Supplied data
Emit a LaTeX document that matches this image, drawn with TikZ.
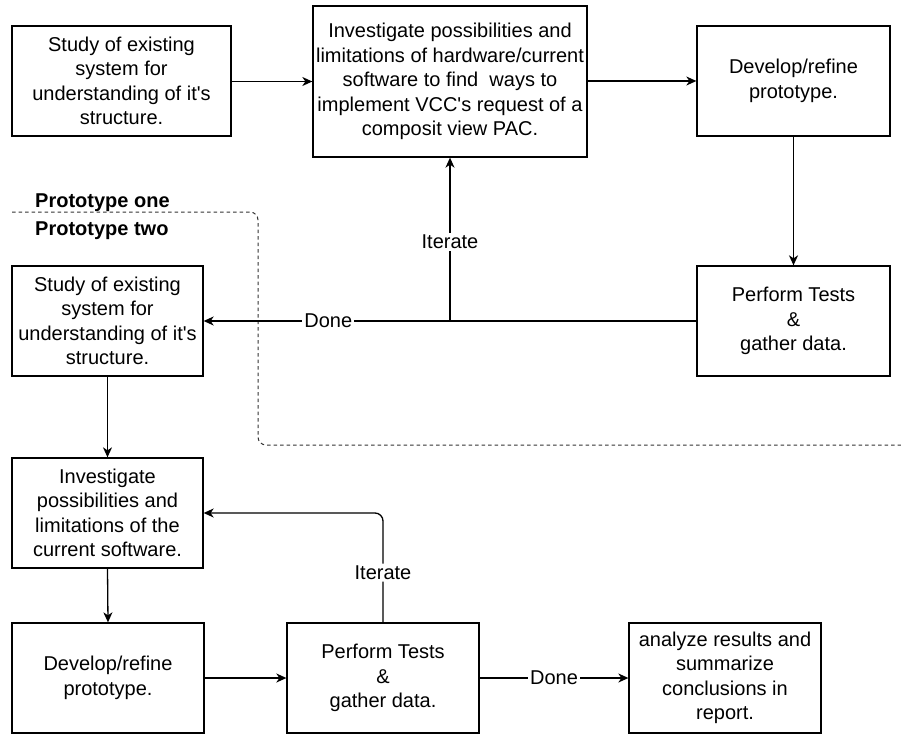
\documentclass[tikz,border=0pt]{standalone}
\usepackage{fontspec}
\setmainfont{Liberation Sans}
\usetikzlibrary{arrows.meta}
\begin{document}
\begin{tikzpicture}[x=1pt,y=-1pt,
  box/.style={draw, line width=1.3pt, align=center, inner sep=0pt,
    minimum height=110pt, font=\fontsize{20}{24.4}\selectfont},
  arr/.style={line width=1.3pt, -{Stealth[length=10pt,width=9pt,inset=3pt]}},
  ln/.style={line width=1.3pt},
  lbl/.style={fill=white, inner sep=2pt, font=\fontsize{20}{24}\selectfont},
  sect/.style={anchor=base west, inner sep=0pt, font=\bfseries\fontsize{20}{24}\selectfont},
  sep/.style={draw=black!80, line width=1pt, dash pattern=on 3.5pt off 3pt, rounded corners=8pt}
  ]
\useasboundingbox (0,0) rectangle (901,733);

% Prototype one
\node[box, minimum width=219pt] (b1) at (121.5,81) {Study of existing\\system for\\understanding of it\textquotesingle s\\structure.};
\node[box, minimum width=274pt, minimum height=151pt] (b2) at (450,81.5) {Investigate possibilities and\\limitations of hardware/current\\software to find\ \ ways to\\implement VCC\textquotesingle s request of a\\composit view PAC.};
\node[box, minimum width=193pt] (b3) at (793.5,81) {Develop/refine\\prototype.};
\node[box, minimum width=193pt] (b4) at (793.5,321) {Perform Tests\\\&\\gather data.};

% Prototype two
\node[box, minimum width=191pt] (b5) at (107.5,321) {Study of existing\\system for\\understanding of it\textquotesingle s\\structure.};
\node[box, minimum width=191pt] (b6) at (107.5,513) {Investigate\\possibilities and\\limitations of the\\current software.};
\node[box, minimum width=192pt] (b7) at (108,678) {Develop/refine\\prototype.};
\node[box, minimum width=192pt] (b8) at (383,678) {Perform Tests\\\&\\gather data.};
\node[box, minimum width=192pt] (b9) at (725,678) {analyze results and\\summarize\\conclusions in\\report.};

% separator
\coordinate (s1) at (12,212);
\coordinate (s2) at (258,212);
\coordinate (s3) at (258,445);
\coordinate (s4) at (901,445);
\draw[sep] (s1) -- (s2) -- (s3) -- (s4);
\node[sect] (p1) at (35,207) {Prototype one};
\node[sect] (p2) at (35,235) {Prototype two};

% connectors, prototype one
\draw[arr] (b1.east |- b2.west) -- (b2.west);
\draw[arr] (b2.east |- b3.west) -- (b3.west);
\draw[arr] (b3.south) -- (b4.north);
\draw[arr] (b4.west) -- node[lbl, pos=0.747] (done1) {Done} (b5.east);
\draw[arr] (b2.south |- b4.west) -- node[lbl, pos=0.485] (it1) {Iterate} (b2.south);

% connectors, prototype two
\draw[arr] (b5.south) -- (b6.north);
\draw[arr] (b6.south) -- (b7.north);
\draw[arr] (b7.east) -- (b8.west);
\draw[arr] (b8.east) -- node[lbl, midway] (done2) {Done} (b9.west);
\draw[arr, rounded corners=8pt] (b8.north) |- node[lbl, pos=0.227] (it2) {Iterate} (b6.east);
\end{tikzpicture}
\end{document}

---

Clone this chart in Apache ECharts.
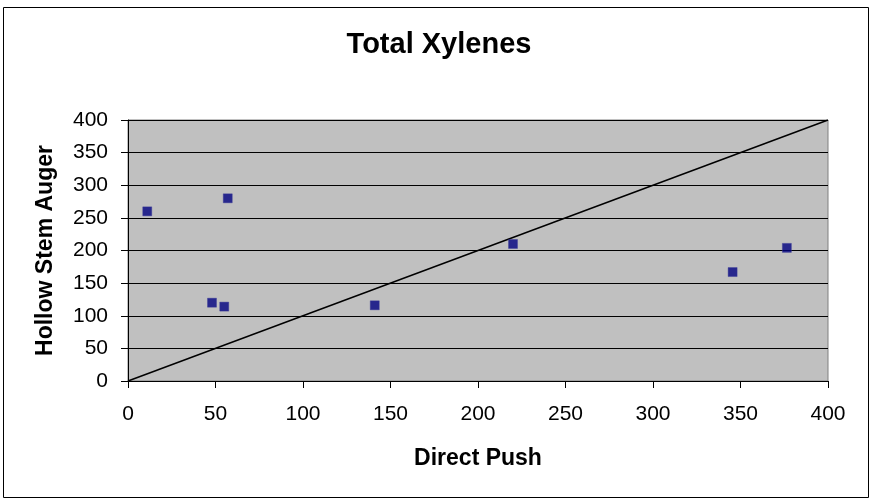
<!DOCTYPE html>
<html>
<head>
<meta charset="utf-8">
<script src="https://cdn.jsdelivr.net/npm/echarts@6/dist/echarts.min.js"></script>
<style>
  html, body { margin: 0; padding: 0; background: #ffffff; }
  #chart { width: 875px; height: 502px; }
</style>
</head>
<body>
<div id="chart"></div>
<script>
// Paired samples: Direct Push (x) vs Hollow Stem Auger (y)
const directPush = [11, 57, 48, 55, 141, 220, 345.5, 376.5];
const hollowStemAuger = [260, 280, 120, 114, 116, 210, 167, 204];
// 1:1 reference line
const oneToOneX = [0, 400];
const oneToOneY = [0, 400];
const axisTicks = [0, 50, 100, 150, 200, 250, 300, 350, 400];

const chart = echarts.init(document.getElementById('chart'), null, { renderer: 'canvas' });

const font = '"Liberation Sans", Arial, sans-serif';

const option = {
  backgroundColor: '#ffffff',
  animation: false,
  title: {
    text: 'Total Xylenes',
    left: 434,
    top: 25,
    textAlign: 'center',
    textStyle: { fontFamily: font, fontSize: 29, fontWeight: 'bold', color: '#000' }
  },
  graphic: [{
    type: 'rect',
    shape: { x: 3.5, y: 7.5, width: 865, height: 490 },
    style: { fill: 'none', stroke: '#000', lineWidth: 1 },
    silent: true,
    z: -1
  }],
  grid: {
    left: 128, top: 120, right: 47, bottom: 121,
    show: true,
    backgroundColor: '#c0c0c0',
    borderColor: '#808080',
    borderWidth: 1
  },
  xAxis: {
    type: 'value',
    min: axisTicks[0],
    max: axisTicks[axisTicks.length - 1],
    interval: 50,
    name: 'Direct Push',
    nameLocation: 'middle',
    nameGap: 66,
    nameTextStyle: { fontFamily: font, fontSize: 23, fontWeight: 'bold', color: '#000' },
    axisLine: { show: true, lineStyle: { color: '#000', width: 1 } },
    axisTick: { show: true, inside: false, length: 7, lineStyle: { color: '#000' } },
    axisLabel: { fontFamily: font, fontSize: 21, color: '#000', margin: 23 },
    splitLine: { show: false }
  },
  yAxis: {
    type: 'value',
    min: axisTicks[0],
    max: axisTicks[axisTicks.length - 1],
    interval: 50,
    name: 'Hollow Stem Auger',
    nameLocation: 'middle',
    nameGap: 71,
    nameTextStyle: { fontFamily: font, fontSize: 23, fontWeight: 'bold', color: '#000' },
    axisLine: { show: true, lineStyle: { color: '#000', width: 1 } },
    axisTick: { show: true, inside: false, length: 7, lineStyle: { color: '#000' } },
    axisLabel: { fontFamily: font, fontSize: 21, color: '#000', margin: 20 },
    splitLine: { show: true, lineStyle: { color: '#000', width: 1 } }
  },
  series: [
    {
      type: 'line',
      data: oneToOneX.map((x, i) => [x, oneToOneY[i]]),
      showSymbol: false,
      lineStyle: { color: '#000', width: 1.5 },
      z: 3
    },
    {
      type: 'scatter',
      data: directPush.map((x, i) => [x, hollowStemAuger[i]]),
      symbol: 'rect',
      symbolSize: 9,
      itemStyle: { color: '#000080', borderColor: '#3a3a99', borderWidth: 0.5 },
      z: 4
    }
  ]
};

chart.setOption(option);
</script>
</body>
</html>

Exercise directions
Print everything from the line with "Emit a LaTeX" down to the line with "(0,0) rectangle (901,733);", both included, exactly as written and without the pictures.

Problem solution
Emit a LaTeX document that matches this image, drawn with TikZ.
\documentclass[tikz,border=0pt]{standalone}
\usepackage{fontspec}
\setmainfont{Liberation Sans}
\usetikzlibrary{arrows.meta}
\begin{document}
\begin{tikzpicture}[x=1pt,y=-1pt,
  box/.style={draw, line width=1.3pt, align=center, inner sep=0pt,
    minimum height=110pt, font=\fontsize{20}{24.4}\selectfont},
  arr/.style={line width=1.3pt, -{Stealth[length=10pt,width=9pt,inset=3pt]}},
  ln/.style={line width=1.3pt},
  lbl/.style={fill=white, inner sep=2pt, font=\fontsize{20}{24}\selectfont},
  sect/.style={anchor=base west, inner sep=0pt, font=\bfseries\fontsize{20}{24}\selectfont},
  sep/.style={draw=black!80, line width=1pt, dash pattern=on 3.5pt off 3pt, rounded corners=8pt}
  ]
\useasboundingbox (0,0) rectangle (901,733);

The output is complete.